In his imagery, Hope makes frequent use of compound adjectives to gain specificity: The dock is red-stemmed, the milk thistle is hollow-stalk, and the oats are self-sown. Not all of the imagery is visual; some is olfactory (“the sweet hay-breath”) and some is auditory (“thin steel crunch” and “the sound of the scythes”). Hope also makes use of kinetic imagery, as in “I snag on a fat-hen clump” and “I set the blade into the grass.”
One characteristic of Hope’s poetry that has frequently been noted is his use of declamation, of unmodified statements. Here one sees ample evidence of this in “the men are here// They have brought a scythe for me. I hold it with pride.// I set the blade into the grass.” Related to declamation as a development device is the inclusion of apothegms, or aphorisms, such as “It is good for a man when he comes to the end of his course/ In the barn of his brain to be able to romp like a boy” and “Time drives a harvester now: he does not depend on the weather.” The effect of these aphorisms is to endow the poet with a philosophic disposition and acuity.

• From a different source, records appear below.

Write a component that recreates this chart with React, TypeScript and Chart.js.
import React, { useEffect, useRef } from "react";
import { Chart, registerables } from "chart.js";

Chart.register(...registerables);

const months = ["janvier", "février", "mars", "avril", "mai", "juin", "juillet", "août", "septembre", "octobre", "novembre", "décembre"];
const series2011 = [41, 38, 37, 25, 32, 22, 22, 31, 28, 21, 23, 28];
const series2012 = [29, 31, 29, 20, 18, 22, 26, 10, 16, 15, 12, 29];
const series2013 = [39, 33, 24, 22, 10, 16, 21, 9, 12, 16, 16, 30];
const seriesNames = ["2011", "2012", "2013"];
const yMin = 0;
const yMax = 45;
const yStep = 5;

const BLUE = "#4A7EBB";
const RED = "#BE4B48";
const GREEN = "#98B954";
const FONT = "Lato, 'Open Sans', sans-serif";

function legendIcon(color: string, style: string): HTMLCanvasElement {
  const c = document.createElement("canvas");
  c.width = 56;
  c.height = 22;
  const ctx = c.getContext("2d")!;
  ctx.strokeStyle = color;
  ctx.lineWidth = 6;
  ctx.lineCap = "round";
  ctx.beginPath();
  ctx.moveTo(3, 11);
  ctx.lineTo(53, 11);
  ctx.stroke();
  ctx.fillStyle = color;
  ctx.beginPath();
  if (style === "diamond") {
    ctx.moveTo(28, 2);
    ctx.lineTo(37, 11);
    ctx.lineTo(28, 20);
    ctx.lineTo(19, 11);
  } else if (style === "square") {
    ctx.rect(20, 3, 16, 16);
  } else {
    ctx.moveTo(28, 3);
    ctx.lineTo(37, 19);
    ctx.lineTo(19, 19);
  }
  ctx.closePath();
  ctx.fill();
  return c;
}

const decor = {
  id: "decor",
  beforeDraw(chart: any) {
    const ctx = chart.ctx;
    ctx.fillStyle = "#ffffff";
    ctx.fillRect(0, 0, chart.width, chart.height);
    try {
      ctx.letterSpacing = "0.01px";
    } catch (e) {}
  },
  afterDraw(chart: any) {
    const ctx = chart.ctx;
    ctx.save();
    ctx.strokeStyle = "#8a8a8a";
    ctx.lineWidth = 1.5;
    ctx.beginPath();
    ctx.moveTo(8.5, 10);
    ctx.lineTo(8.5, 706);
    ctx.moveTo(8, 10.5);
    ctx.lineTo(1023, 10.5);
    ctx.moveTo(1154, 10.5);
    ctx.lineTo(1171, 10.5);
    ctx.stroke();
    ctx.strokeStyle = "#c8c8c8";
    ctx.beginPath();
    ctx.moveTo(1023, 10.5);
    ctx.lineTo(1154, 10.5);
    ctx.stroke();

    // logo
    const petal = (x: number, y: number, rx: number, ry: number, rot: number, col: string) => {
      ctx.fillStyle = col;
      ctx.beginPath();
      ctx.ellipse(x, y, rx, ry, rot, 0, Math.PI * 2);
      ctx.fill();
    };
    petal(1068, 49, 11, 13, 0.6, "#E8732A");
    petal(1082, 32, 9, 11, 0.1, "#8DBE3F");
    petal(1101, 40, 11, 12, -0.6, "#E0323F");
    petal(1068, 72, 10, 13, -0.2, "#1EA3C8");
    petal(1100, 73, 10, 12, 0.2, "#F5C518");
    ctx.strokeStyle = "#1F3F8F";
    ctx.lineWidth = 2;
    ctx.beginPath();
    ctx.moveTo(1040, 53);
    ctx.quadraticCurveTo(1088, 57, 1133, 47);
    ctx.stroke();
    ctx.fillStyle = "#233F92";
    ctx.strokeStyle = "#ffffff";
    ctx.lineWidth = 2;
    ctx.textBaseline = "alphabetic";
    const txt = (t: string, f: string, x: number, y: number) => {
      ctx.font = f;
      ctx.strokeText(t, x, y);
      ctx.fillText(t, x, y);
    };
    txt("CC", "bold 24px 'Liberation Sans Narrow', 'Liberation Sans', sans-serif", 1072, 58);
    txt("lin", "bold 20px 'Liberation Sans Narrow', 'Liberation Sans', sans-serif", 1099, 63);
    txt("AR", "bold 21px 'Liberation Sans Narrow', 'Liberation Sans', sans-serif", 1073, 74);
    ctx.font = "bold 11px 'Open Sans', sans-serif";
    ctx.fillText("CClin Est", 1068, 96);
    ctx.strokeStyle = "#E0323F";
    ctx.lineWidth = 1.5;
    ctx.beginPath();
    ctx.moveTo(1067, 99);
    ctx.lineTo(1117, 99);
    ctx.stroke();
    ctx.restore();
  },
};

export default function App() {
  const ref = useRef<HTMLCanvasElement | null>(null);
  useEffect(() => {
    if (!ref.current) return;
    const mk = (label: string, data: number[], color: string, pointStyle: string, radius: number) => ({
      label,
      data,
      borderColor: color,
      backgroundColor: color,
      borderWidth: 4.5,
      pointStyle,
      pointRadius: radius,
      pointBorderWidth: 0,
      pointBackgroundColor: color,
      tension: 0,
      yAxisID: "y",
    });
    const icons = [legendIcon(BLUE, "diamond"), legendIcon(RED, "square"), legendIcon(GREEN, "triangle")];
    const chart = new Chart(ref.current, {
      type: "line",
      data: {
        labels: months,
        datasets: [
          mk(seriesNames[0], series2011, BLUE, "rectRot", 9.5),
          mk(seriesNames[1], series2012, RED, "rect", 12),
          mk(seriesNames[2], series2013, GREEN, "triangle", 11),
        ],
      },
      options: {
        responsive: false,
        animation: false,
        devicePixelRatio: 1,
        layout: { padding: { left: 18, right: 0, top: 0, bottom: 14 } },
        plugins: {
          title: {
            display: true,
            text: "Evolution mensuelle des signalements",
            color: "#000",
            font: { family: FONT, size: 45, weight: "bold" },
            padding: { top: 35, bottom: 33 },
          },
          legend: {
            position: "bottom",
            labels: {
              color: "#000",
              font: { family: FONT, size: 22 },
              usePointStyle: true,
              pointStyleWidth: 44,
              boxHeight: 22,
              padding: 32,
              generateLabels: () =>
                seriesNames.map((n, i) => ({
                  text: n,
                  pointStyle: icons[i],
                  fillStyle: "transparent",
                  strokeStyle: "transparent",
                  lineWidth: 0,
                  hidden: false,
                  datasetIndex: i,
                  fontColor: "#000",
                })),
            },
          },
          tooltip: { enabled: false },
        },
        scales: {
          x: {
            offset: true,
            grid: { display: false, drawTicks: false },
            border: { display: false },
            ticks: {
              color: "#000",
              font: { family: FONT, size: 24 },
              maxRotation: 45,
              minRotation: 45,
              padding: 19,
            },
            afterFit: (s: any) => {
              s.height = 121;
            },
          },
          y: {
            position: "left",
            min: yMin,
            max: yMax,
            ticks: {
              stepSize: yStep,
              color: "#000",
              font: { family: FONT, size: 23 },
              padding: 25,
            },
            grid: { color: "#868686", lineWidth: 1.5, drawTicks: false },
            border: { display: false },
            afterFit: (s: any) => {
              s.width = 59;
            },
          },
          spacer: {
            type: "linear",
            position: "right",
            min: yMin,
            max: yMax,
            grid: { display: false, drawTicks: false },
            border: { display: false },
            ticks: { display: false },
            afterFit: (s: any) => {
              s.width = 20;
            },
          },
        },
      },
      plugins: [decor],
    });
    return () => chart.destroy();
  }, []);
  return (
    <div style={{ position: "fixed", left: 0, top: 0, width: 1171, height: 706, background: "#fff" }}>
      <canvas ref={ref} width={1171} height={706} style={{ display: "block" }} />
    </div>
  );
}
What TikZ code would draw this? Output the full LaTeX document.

The mere inclusion of these poetic devices would be insufficient to grant merit, but the long, run-on lines and the almost imperceptible shifts in point of view make it appear that they are organic rather than applied like decorations. That is, the poem’s success is in part the result of the rich texture of the prose itself and in part its philosophic content and its stanzaic form. The almost casual, conversational tone, atypical of Hope, adds to the poem’s charm.